Dans le cas qui nous occupe, le redressement de grief, demandé par le capitaine Poulin, ne semble pas impliquer M. Rioux, directeur général des Affaires publiques, ni comme témoin ni comme sujet; le motif de grief et la source de conflit potentiel d'intérêt ne sont pas clairs. Le grief présenté par le capitaine Poulin, était contre le Grand Prévôt des Forces canadiennes, le brigadier-général Samson et le Grand Prévôt adjoint - Normes professionnelles, le lieutenant-colonel Cloutier, pour la décision administrative de ce dernier de rejeter ses plaintes contre la Police militaire.
 

La suggestion du capitaine Poulin que le directeur général des Affaires publiques avait un intérêt dans le résultat du redressement de grief contre le Grand Prévôt des Forces canadiennes et le Grand Prévôt adjoint - Normes professionnelles, parce que le processus de grief aurait pu être utilisé pour traiter ses plaintes pour harcèlement et représailles contre des membres des Affaires publiques, est très empirique, au mieux.

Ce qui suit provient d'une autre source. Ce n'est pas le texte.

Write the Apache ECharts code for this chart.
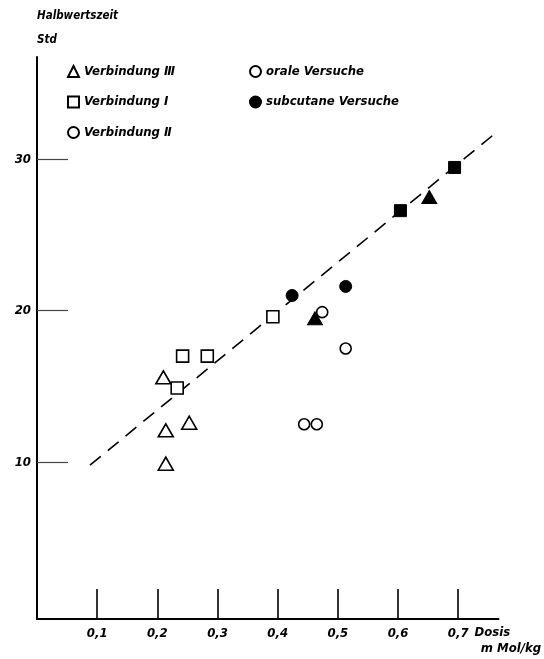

Il faut aussi prendre en compte que c'est le chef d'état-major de la Défense qui a l'autorité finale de statuer sur un grief, y compris sur tout nouveau grief que le capitaine Poulin pourrait décider de présenter dans le cadre de ses allégations de harcèlement contre des membres du Bureau des Affaires publiques. Compte tenu de tous ces facteurs, je ne crois pas qu'il existait une quelconque apparence de conflit d'intérêt dans ce cas là.
 

Je ne crois pas non plus, d'après les preuves recueillies par mes enquêteurs, incluant les renseignements contenus dans le dossier de grief, que la question de grades ait influé le moindrement sur le traitement du grief du capitaine Poulin. En fait, ce grief n'avait donné lieu à aucune enquête et n'avait pas été soumis au chef d'état-major de la Défense, parce qu'il ne satisfaisait pas aux exigences techniques de la procédure de grief des Forces canadiennes, en ne précisant pas le redressement demandé. La note de service que le major Morrissey avait envoyée, au nom du directeur de l'Administration des griefs des Forces canadiennes, au capitaine Poulin, avait clairement laissé la porte ouverte pour permettre à ce dernier de refaire une demande en précisant quel redressement il demandait, comme l'exige la procédure.